RE: [PATCH 1/1] sched/topology: Make sched_init_numa() use a set for the deduplicating sort

From: Song Bao Hua (Barry Song)
Date: Thu Jan 28 2021 - 21:04:01 EST




> -----Original Message-----
> From: Valentin Schneider [mailto:valentin.schneider@xxxxxxx]
> Sent: Friday, January 29, 2021 3:47 AM
> To: Song Bao Hua (Barry Song) <song.bao.hua@xxxxxxxxxxxxx>;
> linux-kernel@xxxxxxxxxxxxxxx
> Cc: mingo@xxxxxxxxxx; peterz@xxxxxxxxxxxxx; vincent.guittot@xxxxxxxxxx;
> dietmar.eggemann@xxxxxxx; morten.rasmussen@xxxxxxx; mgorman@xxxxxxx
> Subject: RE: [PATCH 1/1] sched/topology: Make sched_init_numa() use a set
> for the deduplicating sort
>
> On 25/01/21 21:35, Song Bao Hua (Barry Song) wrote:
> > I was using 5.11-rc1. One thing I'd like to mention is that:
> >
> > For the below topology:
> > +-------+ +-----+
> > | node1 | 20 |node2|
> > | +----------+ |
> > +---+---+ +-----+
> > | |12
> > 12 | |
> > +---+---+ +---+-+
> > | | |node3|
> > | node0 | | |
> > +-------+ +-----+
> >
> > with node0-node2 as 22, node0-node3 as 24, node1-node3 as 22.
> >
> > I will get the below sched_domains_numa_distance[]:
> > 10, 12, 22, 24
> > As you can see there is *no* 20. So the node1 and node2 will
> > only get two-level numa sched_domain:
> >
>
>
> So that's
>
> -numa node,cpus=0-1,nodeid=0 -numa node,cpus=2-3,nodeid=1, \
> -numa node,cpus=4-5,nodeid=2, -numa node,cpus=6-7,nodeid=3, \
> -numa dist,src=0,dst=1,val=12, \
> -numa dist,src=0,dst=2,val=22, \
> -numa dist,src=0,dst=3,val=24, \
> -numa dist,src=1,dst=2,val=20, \
> -numa dist,src=1,dst=3,val=22, \
> -numa dist,src=2,dst=3,val=12
>
> but running this still doesn't get me a splat. Debugging
> sched_domains_numa_distance[] still gives me
> {10, 12, 20, 22, 24}
>
> >
> > But for the below topology:
> > +-------+ +-----+
> > | node0 | 20 |node2|
> > | +----------+ |
> > +---+---+ +-----+
> > | |12
> > 12 | |
> > +---+---+ +---+-+
> > | | |node3|
> > | node1 | | |
> > +-------+ +-----+
> >
> > with node1-node2 as 22, node1-node3 as 24,node0-node3 as 22.
> >
> > I will get the below sched_domains_numa_distance[]:
> > 10, 12, 20, 22, 24
> >
> > What I have seen is the performance will be better if we
> > drop the 20 as we will get a sched_domain hierarchy with less
> > levels, and two intermediate nodes won't have the group span
> > issue.
> >
>
> That is another thing that's worth considering. Morten was arguing that if
> the distance between two nodes is so tiny, it might not be worth
> representing it at all in the scheduler topology.

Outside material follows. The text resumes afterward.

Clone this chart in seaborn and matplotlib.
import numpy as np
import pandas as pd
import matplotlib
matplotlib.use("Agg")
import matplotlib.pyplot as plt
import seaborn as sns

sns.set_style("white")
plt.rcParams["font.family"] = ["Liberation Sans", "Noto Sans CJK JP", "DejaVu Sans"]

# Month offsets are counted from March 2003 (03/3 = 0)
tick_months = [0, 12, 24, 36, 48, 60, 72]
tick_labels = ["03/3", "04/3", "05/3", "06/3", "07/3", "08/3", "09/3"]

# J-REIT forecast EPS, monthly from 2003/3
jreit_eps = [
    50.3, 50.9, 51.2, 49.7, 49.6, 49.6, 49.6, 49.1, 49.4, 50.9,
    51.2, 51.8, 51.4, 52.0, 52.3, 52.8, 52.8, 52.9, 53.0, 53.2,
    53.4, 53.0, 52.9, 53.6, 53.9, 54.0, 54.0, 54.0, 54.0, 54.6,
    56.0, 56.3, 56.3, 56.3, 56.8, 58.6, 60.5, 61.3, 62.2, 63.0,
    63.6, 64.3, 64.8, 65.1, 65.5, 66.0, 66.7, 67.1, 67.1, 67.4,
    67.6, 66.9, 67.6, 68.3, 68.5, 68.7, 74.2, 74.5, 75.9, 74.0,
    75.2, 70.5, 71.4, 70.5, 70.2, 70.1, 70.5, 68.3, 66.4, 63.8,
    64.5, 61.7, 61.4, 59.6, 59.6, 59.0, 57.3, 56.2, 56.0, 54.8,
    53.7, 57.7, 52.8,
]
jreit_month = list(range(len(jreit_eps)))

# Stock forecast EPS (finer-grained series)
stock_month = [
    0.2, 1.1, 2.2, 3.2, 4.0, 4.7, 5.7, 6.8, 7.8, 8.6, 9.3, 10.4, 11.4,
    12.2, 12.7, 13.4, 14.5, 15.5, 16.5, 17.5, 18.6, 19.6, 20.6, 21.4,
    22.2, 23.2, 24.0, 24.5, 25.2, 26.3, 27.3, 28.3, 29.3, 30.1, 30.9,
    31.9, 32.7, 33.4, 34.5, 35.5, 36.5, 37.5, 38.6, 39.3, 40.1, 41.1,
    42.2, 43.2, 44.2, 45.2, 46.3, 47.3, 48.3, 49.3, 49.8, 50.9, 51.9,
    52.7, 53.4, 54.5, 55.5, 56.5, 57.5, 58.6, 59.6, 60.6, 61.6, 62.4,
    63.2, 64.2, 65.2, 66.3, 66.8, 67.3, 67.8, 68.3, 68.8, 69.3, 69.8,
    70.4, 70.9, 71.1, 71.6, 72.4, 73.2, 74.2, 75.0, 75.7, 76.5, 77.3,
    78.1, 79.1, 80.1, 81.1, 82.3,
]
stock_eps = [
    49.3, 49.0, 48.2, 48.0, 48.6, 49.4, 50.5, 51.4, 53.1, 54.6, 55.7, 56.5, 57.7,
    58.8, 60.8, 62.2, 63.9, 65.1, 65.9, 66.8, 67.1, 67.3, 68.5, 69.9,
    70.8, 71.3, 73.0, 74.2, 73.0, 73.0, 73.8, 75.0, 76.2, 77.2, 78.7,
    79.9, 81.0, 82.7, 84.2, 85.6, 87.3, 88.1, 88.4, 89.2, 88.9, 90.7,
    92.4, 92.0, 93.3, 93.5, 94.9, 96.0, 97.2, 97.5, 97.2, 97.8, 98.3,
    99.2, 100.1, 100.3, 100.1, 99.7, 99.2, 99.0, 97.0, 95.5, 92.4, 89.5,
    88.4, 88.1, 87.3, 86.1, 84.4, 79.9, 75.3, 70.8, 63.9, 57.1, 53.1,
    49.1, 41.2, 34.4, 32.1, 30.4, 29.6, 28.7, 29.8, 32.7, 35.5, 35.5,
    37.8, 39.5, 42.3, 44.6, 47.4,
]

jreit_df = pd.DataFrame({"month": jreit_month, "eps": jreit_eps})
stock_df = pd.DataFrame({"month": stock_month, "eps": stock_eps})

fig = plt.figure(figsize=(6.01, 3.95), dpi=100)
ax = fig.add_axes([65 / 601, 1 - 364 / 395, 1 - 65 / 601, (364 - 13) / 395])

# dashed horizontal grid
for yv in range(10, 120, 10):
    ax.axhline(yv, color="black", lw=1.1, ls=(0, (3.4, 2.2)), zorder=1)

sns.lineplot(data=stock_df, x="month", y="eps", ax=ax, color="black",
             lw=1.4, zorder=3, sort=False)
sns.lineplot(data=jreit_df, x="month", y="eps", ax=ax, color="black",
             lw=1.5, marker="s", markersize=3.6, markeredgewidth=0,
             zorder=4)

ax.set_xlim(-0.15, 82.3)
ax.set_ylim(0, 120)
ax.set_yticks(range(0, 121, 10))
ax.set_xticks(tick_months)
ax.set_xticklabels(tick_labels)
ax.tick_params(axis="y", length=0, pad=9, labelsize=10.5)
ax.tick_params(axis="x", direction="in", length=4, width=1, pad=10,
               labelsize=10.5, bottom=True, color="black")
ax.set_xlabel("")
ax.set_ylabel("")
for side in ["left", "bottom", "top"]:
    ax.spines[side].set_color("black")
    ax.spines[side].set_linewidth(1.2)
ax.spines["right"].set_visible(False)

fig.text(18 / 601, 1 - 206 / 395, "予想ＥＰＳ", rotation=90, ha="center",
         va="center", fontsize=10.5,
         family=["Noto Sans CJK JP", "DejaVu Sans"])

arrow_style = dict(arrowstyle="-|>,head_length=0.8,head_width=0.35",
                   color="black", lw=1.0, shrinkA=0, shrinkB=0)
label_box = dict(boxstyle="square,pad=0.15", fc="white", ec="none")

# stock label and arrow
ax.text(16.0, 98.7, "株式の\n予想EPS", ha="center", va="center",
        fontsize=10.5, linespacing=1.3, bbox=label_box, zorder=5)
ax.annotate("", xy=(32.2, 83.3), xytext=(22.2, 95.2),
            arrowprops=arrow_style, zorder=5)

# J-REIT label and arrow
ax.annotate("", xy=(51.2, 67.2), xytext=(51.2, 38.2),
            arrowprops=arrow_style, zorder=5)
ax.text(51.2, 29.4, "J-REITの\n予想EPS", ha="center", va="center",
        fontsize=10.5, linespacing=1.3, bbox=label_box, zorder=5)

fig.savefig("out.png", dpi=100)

Yes. I agree it is a different thing. Anyway, I saw your patch has been
in sched tree. One side effect your patch is the one more sched_domain
level is imported for this topology:

24
X X XXX X X X X X X XXX
XX XX X XXXXX
XXX X
XX XXX
XX 22 XXX
X XXXXXXX XX
X XXXXX XXXXXXXXX XXXX
XX XXX XX X XX X XX
+--------+ +---------+ +---------+ XX+---------+
| 0 | 12 | 1 | 20 | 2 | 12 |3 |
| +-----------+ +----------+ +--------+ |
+---X----+ +---------+ +--X------+ +---------+
X X
XX X
X XX
XX XX
XX X
X XXX XXX
X XXXXXX XX XX X X X XXXX
22
Without the patch, Linux will use 10,12,22,24 to build sched_domain;
With your patch, Linux will use 10,12,20,22,24 to build sched_domain.

So one more layer is added. What I have seen is that:

For node0 sched_domain <=12 and sched_domain <=20 span the same range
(node0, node1). So one of them is redundant. then in cpu_attach_domain,
the redundant one is dropped due to "remove the sched domains which
do not contribute to scheduling".

For node1&2, the origin code had no "20", thus built one less sched_domain
level.

What is really interesting is that removing 20 actually gives better
benchmark in speccpu :-)


>
> > Thanks
> > Barry

Thanks
Barry